At the opposite end of the cultural spectrum, in many ways, are work structures found in many Asian countries. In contrast to Sweden’s Agile-ready social culture of equality and co-operative working, many Asian nations tend to have work cultures that are strongly hierarchical and conservative, where fairly rigid roles are assigned to workers.

Workers expect to be told what to do and how to do it, and bosses are expected to have the final answers. This is completely at odds with the empowered-worker approach pioneered by Agile methods.

But Asian resistance to Agile working is rooted deeper than just discomfort with working practices. In many Asian cultures, a person’s position within an organization has implications for their social role outside work. Because seniority and job title define social status in the wider world, Agile’s non-hierarchical approach is doubly challenging.

In Japanese culture, for example, it’s highly desirable to have a job title that clearly defines your career seniority, such as Manager. Having a less obvious job title like Agile Coach isn’t very appealing. Asian Agile Coaches or Scrum Masters rebrand themselves as Project Managers simply because it sounds like a higher-status position.

group of four young asian corporate executives meeting in office

In some Asian markets, where status is often defined by career seniority, Agile Coaches or Scrum Masters often use the title Project Manager.

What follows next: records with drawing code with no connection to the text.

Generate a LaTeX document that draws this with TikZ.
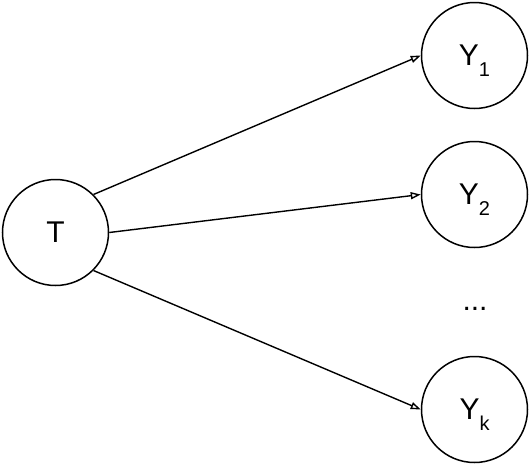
\documentclass[tikz,border=0pt]{standalone}
\usepackage{fontspec}
\setmainfont{Liberation Sans}
\usetikzlibrary{arrows.meta}
\tikzset{
  var/.style={circle,draw,line width=1.5pt,minimum size=106pt,inner sep=0pt,font=\fontsize{30}{36}\selectfont},
  conn/.style={line width=1.4pt,-{Triangle[open,length=10pt,width=7pt]}}
}
\newcommand{\subtxt}[1]{\smash{\raisebox{-11pt}{\fontsize{20}{24}\selectfont #1}}}
\begin{document}
\begin{tikzpicture}[x=1pt,y=-1pt]
\useasboundingbox (0,0) rectangle (530,466);
\node[var] (T) at (55.5,232.5) {T};
\node[var] (Y1) at (474.5,55.5) {Y\subtxt{1}};
\node[var] (Y2) at (474.5,194.5) {Y\subtxt{2}};
\node[var] (Yk) at (474.5,409.5) {Y\subtxt{k}};
\node[font=\fontsize{30}{36}\selectfont,anchor=base] (dots) at (475,310) {...};
\draw[conn] (T.45) -- (Y1.west);
\draw[conn] (T.east) -- (Y2.west);
\draw[conn] (T.-45) -- (Yk.west);
\end{tikzpicture}
\end{document}
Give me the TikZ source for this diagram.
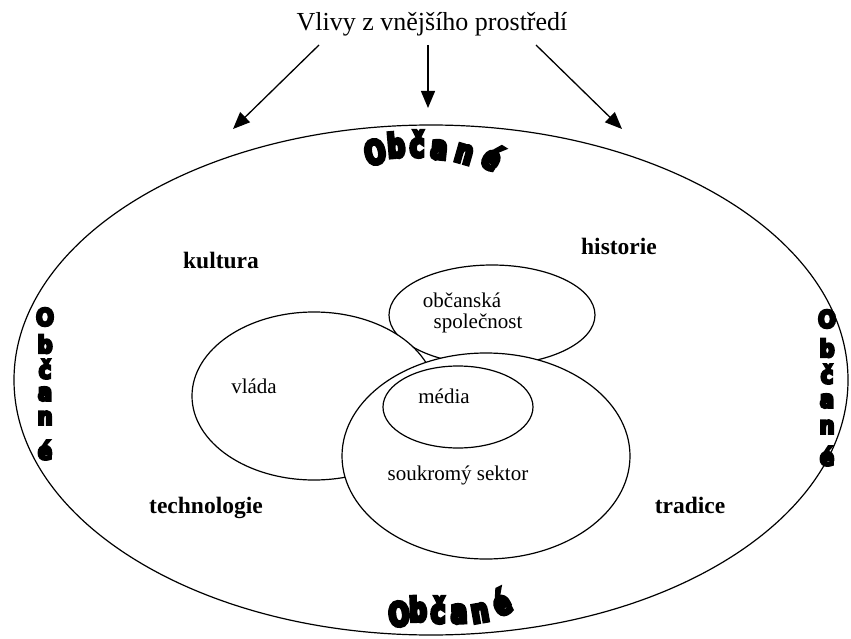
\documentclass[tikz,border=0pt]{standalone}
\usepackage{fontspec}
\setmainfont{Liberation Serif}
\newfontfamily\wordart[FakeStretch=0.74,FakeBold=10]{DejaVu Sans Bold}
\newfontfamily\wordside[FakeStretch=0.88,FakeBold=10]{DejaVu Sans Bold}
\usetikzlibrary{arrows.meta,shapes.geometric}

\begin{document}
\begin{tikzpicture}
  [x=1pt,y=-1pt,line width=1.2pt,
   every node/.style={inner sep=0pt,outer sep=0pt},
   blob/.style={ellipse,draw,fill=white},
   area/.style={font=\fontsize{23.5}{24}\selectfont\bfseries,anchor=base},
   inlabel/.style={font=\fontsize{21}{22}\selectfont,anchor=base},
   bigletter/.style={font=\fontsize{33}{33}\selectfont\wordart},
   sideletter/.style={font=\fontsize{24}{24}\selectfont\wordside},
   influence/.style={-{Triangle[length=17pt,width=14pt]},line width=1.3pt}]
  \useasboundingbox (0,0) rectangle (851,639);

  \node[anchor=base,font=\fontsize{26}{28}\selectfont] (vlivy) at (432,31) {Vlivy z vnějšího prostředí};
  \coordinate (s1) at (319,45);  \coordinate (t1) at (233,129);
  \coordinate (s2) at (428,45);  \coordinate (t2) at (428,108);
  \coordinate (s3) at (536,45);  \coordinate (t3) at (622,129);
  \foreach \from/\to in {s1/t1,s2/t2,s3/t3}
    \draw[influence] (\from) -- (\to);

  \node[ellipse,draw,minimum width=834pt,minimum height=510pt] (obcane) at (431,380) {};
  \node[blob,minimum width=206pt,minimum height=100pt] (spolecnost) at (492,315) {};
  \node[blob,minimum width=244pt,minimum height=168pt] (vlada) at (314,396) {};
  \node[blob,minimum width=288pt,minimum height=206pt] (sektor) at (486,456) {};
  \node[blob,minimum width=150pt,minimum height=82pt] (media) at (458,407) {};

  \node[area] (kultura) at (221,268) {kultura};
  \node[area] (historie) at (619,254) {historie};
  \node[area] (technologie) at (206,513) {technologie};
  \node[area] (tradice) at (690,513) {tradice};

  \node[inlabel] (l-obc) at (462,307) {občanská};
  \node[inlabel] (l-spol) at (478,328) {společnost};
  \node[inlabel] (l-vlada) at (254,393) {vláda};
  \node[inlabel] (l-media) at (444,403) {média};
  \node[inlabel] (l-sektor) at (458,480) {soukromý sektor};

  % Občané round the big ellipse
  \foreach \ch/\x/\y/\ang [count=\i] in {O/375/152/12,b/396/145/5,č/417/144/0,a/439/150/-6,n/464/154/-16,é/493/157/-32}
    \node[bigletter,rotate=\ang] (top\i) at (\x,\y) {\ch};
  \foreach \ch/\x/\y/\ang [count=\i] in {O/399/614/6,b/418/609/2,č/438/610/0,a/459/614/2,n/480/613/10,é/501/602/26}
    \node[bigletter,rotate=\ang] (bot\i) at (\x,\y) {\ch};
  \foreach \ch/\y [count=\i] in {O/317,b/344,č/369,a/394,n/418,é/450}
    \node[sideletter] (left\i) at (45,\y) {\ch};
  \foreach \ch/\y [count=\i] in {O/319,b/348,č/374,a/401,n/427,é/456}
    \node[sideletter] (right\i) at (827,\y) {\ch};

\end{tikzpicture}
\end{document}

Asian conservatism is also at odds with the radical restructuring approach that Agile necessitates. Asian countries often have rigid cultures with many social rules that are hard to deviate from. These types of cultures tend to be risk-averse, since it’s more acceptable to adapt existing products and ideas as opposed to trying revolutionary new ones.

Japan in particular is notoriously resistant to change and culturally risk-averse, leading to some outdated workplace practices. Even Japan’s language supports cultural rigidity and inflexible social roles.

Japanese is a hierarchy-oriented language, and it’s even hard to know how to behave with other people until one figures out where they stand socially. That’s a challenge to the democratic structure Agile demands.

Culture changes

There’s still reason to believe Agile could flourish in Asia, based on the simple fact that culture is more flexible than people give it credit for.

Social and demographic changes, often underpinned by technological advances, are moving at lightning speed and culture is changing quickly. This is especially true in markets like China, where a young and educated generation is challenging old norms.

We’re starting to see small, new companies in Asia adopt far less rigid working structures than their more traditional and larger rivals. Often founders have experienced Western ways of working and seen the effectiveness of Agile approaches in fields such as software design.

These start-ups are likely to have influence beyond their size as they demonstrate Agile approaches can work in Asian cultural organizations.

Organizations that are culturally Western also struggle to implement Agile working practices. Humans are inherently conservative at work and tend to dislike change to established practices, yet that’s precisely what Agile demands.

There’s an argument to be made that it’s harder for some cultures to implement Agile than others, simply because there’s more cultural resistance to working this way.